## WRITTEN PROBLEM
Reproduce the material below line by line, beginning with its first line and ending with the line that contains "labelsize=10, labelcolor=txt_col)"; leave out pictures.

## SOURCE EXCERPT
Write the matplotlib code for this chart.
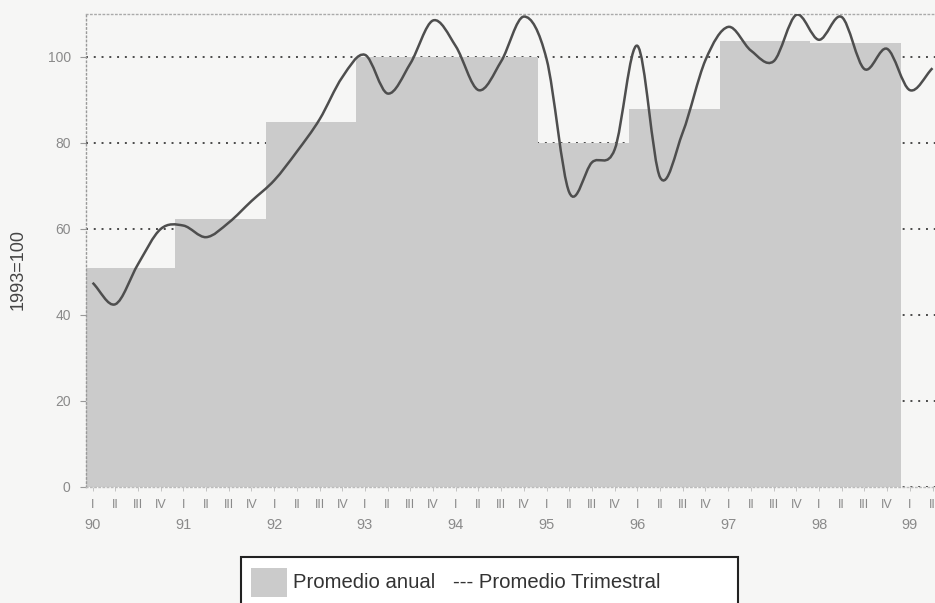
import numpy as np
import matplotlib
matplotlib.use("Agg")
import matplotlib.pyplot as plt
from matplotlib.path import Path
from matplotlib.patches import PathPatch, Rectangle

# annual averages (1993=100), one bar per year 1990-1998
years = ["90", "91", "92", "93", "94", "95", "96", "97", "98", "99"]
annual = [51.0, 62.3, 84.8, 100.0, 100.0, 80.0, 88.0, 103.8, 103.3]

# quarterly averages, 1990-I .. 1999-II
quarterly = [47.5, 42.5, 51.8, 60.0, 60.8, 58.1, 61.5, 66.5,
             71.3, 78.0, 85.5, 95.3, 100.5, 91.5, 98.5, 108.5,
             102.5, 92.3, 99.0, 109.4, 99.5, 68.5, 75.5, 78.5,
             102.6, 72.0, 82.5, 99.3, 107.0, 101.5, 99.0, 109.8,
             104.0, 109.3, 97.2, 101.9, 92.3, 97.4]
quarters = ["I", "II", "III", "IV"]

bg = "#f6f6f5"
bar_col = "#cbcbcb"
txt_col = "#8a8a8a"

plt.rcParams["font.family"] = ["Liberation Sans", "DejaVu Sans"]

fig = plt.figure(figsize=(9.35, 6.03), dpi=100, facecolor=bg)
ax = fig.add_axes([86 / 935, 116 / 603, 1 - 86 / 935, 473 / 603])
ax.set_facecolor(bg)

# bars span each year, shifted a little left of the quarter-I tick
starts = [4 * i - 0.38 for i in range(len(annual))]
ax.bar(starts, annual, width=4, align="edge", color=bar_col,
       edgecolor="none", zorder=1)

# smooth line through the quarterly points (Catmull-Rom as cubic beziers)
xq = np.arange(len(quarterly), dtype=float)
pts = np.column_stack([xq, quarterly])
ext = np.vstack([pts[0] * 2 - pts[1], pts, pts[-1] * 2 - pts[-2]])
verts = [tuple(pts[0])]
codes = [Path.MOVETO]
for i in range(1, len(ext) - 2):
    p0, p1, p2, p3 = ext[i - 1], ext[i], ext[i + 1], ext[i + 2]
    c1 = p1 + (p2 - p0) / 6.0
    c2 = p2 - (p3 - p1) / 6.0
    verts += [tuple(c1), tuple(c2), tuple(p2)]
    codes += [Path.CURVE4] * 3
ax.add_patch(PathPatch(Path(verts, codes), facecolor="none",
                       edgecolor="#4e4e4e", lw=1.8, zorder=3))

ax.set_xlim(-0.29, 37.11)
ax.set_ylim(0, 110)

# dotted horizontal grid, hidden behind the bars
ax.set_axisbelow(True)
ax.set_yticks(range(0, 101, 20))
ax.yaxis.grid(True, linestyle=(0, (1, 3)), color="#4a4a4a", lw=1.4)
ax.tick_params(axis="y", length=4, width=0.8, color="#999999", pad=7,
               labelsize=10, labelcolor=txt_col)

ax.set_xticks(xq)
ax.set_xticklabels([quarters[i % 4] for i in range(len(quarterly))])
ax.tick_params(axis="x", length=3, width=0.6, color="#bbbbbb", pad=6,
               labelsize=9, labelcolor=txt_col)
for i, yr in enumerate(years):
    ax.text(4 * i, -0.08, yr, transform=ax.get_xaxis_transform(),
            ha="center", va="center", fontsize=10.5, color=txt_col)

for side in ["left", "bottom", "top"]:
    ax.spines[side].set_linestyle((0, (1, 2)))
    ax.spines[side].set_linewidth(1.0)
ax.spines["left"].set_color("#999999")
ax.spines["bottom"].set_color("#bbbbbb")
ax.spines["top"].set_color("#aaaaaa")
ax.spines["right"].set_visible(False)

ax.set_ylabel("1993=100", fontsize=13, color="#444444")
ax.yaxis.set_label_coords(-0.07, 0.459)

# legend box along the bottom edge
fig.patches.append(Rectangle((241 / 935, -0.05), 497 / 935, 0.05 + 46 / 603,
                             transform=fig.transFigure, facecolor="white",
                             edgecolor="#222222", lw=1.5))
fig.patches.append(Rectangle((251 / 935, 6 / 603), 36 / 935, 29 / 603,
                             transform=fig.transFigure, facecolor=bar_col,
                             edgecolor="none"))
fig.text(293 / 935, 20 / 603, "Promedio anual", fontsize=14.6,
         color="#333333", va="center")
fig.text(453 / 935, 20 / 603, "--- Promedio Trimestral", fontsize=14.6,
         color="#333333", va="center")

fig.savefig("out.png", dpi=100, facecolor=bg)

## RESULT FOR THIS EXERCISE
Write the matplotlib code for this chart.
import numpy as np
import matplotlib
matplotlib.use("Agg")
import matplotlib.pyplot as plt
from matplotlib.path import Path
from matplotlib.patches import PathPatch, Rectangle

# annual averages (1993=100), one bar per year 1990-1998
years = ["90", "91", "92", "93", "94", "95", "96", "97", "98", "99"]
annual = [51.0, 62.3, 84.8, 100.0, 100.0, 80.0, 88.0, 103.8, 103.3]

# quarterly averages, 1990-I .. 1999-II
quarterly = [47.5, 42.5, 51.8, 60.0, 60.8, 58.1, 61.5, 66.5,
             71.3, 78.0, 85.5, 95.3, 100.5, 91.5, 98.5, 108.5,
             102.5, 92.3, 99.0, 109.4, 99.5, 68.5, 75.5, 78.5,
             102.6, 72.0, 82.5, 99.3, 107.0, 101.5, 99.0, 109.8,
             104.0, 109.3, 97.2, 101.9, 92.3, 97.4]
quarters = ["I", "II", "III", "IV"]

bg = "#f6f6f5"
bar_col = "#cbcbcb"
txt_col = "#8a8a8a"

plt.rcParams["font.family"] = ["Liberation Sans", "DejaVu Sans"]

fig = plt.figure(figsize=(9.35, 6.03), dpi=100, facecolor=bg)
ax = fig.add_axes([86 / 935, 116 / 603, 1 - 86 / 935, 473 / 603])
ax.set_facecolor(bg)

# bars span each year, shifted a little left of the quarter-I tick
starts = [4 * i - 0.38 for i in range(len(annual))]
ax.bar(starts, annual, width=4, align="edge", color=bar_col,
       edgecolor="none", zorder=1)

# smooth line through the quarterly points (Catmull-Rom as cubic beziers)
xq = np.arange(len(quarterly), dtype=float)
pts = np.column_stack([xq, quarterly])
ext = np.vstack([pts[0] * 2 - pts[1], pts, pts[-1] * 2 - pts[-2]])
verts = [tuple(pts[0])]
codes = [Path.MOVETO]
for i in range(1, len(ext) - 2):
    p0, p1, p2, p3 = ext[i - 1], ext[i], ext[i + 1], ext[i + 2]
    c1 = p1 + (p2 - p0) / 6.0
    c2 = p2 - (p3 - p1) / 6.0
    verts += [tuple(c1), tuple(c2), tuple(p2)]
    codes += [Path.CURVE4] * 3
ax.add_patch(PathPatch(Path(verts, codes), facecolor="none",
                       edgecolor="#4e4e4e", lw=1.8, zorder=3))

ax.set_xlim(-0.29, 37.11)
ax.set_ylim(0, 110)

# dotted horizontal grid, hidden behind the bars
ax.set_axisbelow(True)
ax.set_yticks(range(0, 101, 20))
ax.yaxis.grid(True, linestyle=(0, (1, 3)), color="#4a4a4a", lw=1.4)
ax.tick_params(axis="y", length=4, width=0.8, color="#999999", pad=7,
               labelsize=10, labelcolor=txt_col)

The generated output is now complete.